The refrigerator according to claim 13, wherein the front plate is rounded to protrude forward.
The refrigerator according to claim 14, wherein the display unit further comprises a front cover disposed between the front plate and the display unit, the front cover having a plurality of connection holes corresponding to the plurality of through holes.
The refrigerator according to claim 15, wherein the front cover has a front part corresponding to the front plate.
The refrigerator according to claim 15, wherein the front cover includes a cover guide part at both sides, and
the cover guide part guides the display member so that the display member is closer to the front cover at the lower portion of the cover guide part.
The refrigerator according to claim 11, wherein the predetermined shape of the plurality of through holes includes at least one of a picture, a letter, a figure, and a symbol.
The refrigerator according to claim 11, wherein the input member is disposed in another door which is different from the door in which the display unit is disposed.

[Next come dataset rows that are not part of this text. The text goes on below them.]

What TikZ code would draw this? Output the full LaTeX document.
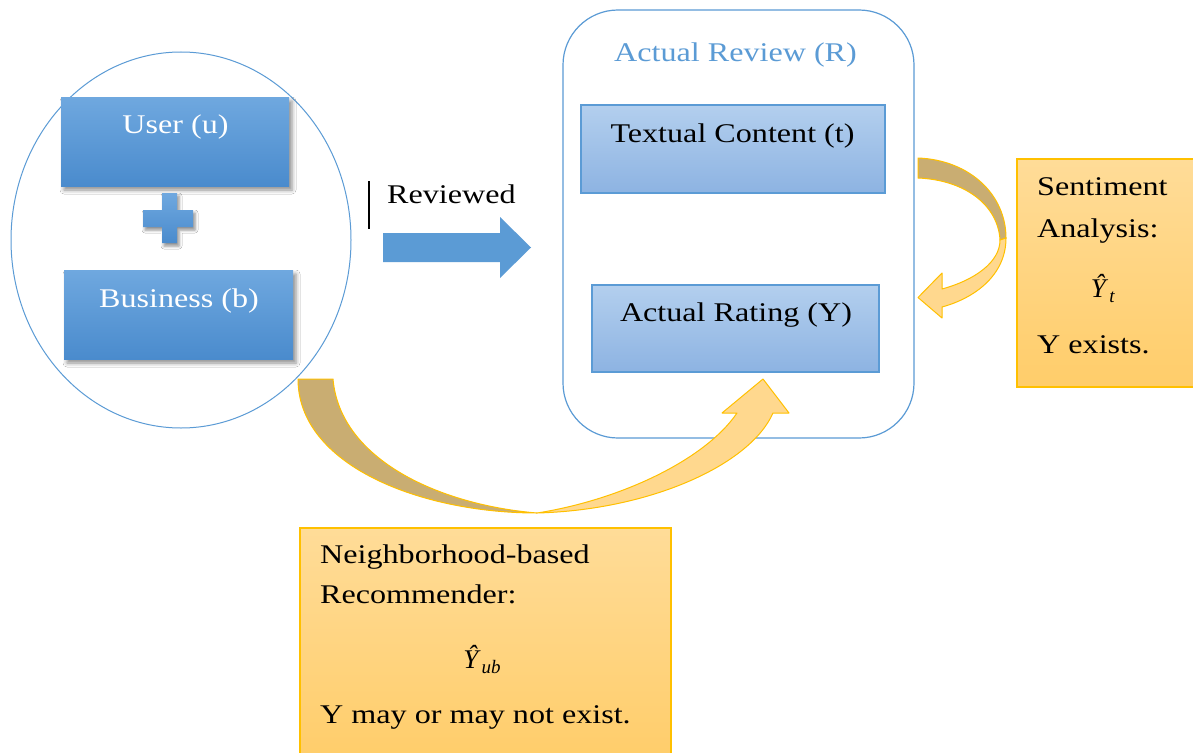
\documentclass[tikz,border=0pt]{standalone}
\usepackage{fontspec}
\setmainfont{Liberation Serif}
\usetikzlibrary{shapes.geometric,shadows.blur}
\definecolor{accblue}{HTML}{5B9BD5}
\definecolor{dtop}{HTML}{6FA8DF}
\definecolor{dbot}{HTML}{4A8BCD}
\definecolor{ltop}{HTML}{B3CFEE}
\definecolor{lbot}{HTML}{8DB3E2}
\definecolor{otop}{HTML}{FFDC98}
\definecolor{obot}{HTML}{FFCD6A}
\definecolor{oline}{HTML}{FFC000}
\definecolor{khaki}{HTML}{C9AD72}
\definecolor{lorange}{HTML}{FFD88E}
\newcommand\sx[1]{\scalebox{1.19}[1]{#1}}
\newcommand\yhat[1]{\textit{Ŷ}\kern1pt\raisebox{-5pt}{\fontsize{19}{20}\selectfont\textit{#1}}}
\tikzset{
  txt/.style={inner sep=0pt, font=\fontsize{27}{32}\selectfont},
  darkbox/.style={draw=none, top color=dtop, bottom color=dbot, inner sep=0pt,
    blur shadow={shadow xshift=3pt, shadow yshift=-4pt, shadow blur radius=4pt, shadow opacity=45}},
  lightbox/.style={draw=accblue, line width=1.2pt, top color=ltop, bottom color=lbot, inner sep=0pt},
  orangebox/.style={draw=oline, line width=1.2pt, top color=otop, bottom color=obot, inner sep=0pt},
  bandback/.style={fill=khaki, draw=oline, line width=1pt, line join=round},
  bandfront/.style={fill=lorange, draw=oline, line width=1pt, line join=round},
}
\begin{document}
\begin{tikzpicture}[x=1pt,y=-1pt]
\useasboundingbox (0,0) rectangle (1193,752);
\clip (0,0) rectangle (1193,752);
\fill[white] (0,0) rectangle (1193,752);

% left ellipse with user + business
\node[ellipse, draw=accblue, line width=1pt, minimum width=340pt, minimum height=376pt, inner sep=0pt] (grp) at (181,240) {};
\node[darkbox, minimum width=228pt, minimum height=89pt] (user) at (175,141.5) {};
\node[darkbox, minimum width=229pt, minimum height=89pt] (bus) at (178.5,314.5) {};
\node[txt, text=white, anchor=base] (usert) at (175.5,133) {\sx{User (u)}};
\node[txt, text=white, anchor=base] (bust) at (179,307) {\sx{Business (b)}};
\path[top color=dtop, bottom color=dbot,
  blur shadow={shadow xshift=2pt, shadow yshift=-3pt, shadow blur radius=3pt, shadow opacity=45}]
  (162,193) -- (177,193) -- (177,210) -- (193,210) -- (193,227) -- (177,227) -- (177,243)
  -- (162,243) -- (162,227) -- (143,227) -- (143,210) -- (162,210) -- cycle;

% reviewed arrow
\coordinate (cur1) at (369,181);
\coordinate (cur2) at (369,229);
\draw[line width=1.4pt] (cur1) -- (cur2);
\node[txt, anchor=base west] (revt) at (387,203) {\sx{Reviewed}};
\fill[accblue] (383,233) -- (500,233) -- (500,217) -- (531,247.5) -- (500,278) -- (500,262) -- (383,262) -- cycle;

% actual review
\node[draw=accblue, line width=1.2pt, rounded corners=55pt, minimum width=351pt, minimum height=428pt, inner sep=0pt] (rev) at (738.5,224) {};
\node[txt, text=accblue, anchor=base] (revtitle) at (735.5,62) {\sx{Actual Review (R)}};
\node[lightbox, minimum width=304pt, minimum height=88pt] (tc) at (733,149) {};
\node[txt, anchor=base] (tct) at (732.5,142) {\sx{Textual Content (t)}};
\node[lightbox, minimum width=287pt, minimum height=87pt] (ar) at (735.5,328.5) {};
\node[txt, anchor=base] (art) at (736,321) {\sx{Actual Rating (Y)}};

% sentiment analysis
\node[orangebox, minimum width=183pt, minimum height=228pt] (sa) at (1108.5,273) {};
\node[txt, anchor=base west] (sa1) at (1037,195) {\sx{Sentiment}};
\node[txt, anchor=base west] (sa2) at (1037,237) {\sx{Analysis:}};
\node[txt, anchor=base] (sa3) at (1103,297) {\yhat{t}};
\node[txt, anchor=base west] (sa4) at (1037,353) {\sx{Y exists.}};

% neighborhood
\node[orangebox, minimum width=371pt, minimum height=232pt] (nb) at (485.5,644) {};
\node[txt, anchor=base west] (nb1) at (320,563) {\sx{Neighborhood-based}};
\node[txt, anchor=base west] (nb2) at (320,603) {\sx{Recommender:}};
\node[txt, anchor=base] (nb3) at (482,668) {\yhat{ub}};
\node[txt, anchor=base west] (nb4) at (320,723) {\sx{Y may or may not exist.}};

% right curved arrow (textual content -> rating)
\draw[bandback] (918,158) .. controls (970,160) and (1006,195) .. (1006,238)
  -- (1000,240) .. controls (998,205) and (965,180) .. (918,178) -- cycle;
\draw[bandfront] (1006,238) .. controls (1006,275) and (975,298) .. (942,307)
  -- (942,318) -- (918,297.5) -- (942,273) -- (942,289)
  .. controls (975,280) and (1000,262) .. (1000,240) -- cycle;

% bottom curved arrow (user+business -> rating)
\draw[bandback] (298,379) .. controls (298,465) and (420,513) .. (537,513)
  .. controls (440,505) and (340,460) .. (333,379) -- cycle;
\draw[bandfront] (537,513) .. controls (650,510) and (750,465) .. (773,413)
  -- (789,413) -- (763,379) -- (722,413) -- (737,413)
  .. controls (705,460) and (620,500) .. (537,513) -- cycle;
\end{tikzpicture}
\end{document}
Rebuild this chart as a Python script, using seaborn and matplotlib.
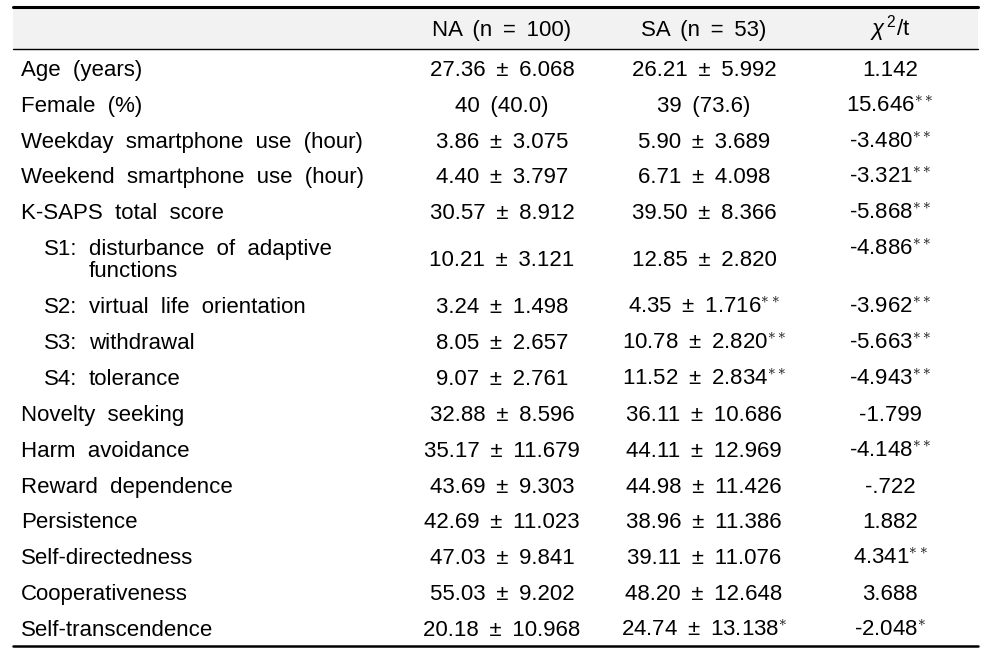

The refrigerator according to claim 19, further comprising:
a controller configured to control the refrigerator according to the operation command received from the input member; and

a connection member configured to transfer an electrical signal for the operation command generated by the input member to the controller,
wherein the connection member is connected to the controller located outside the door through a hinge coupled with the door in which the input member is disposed.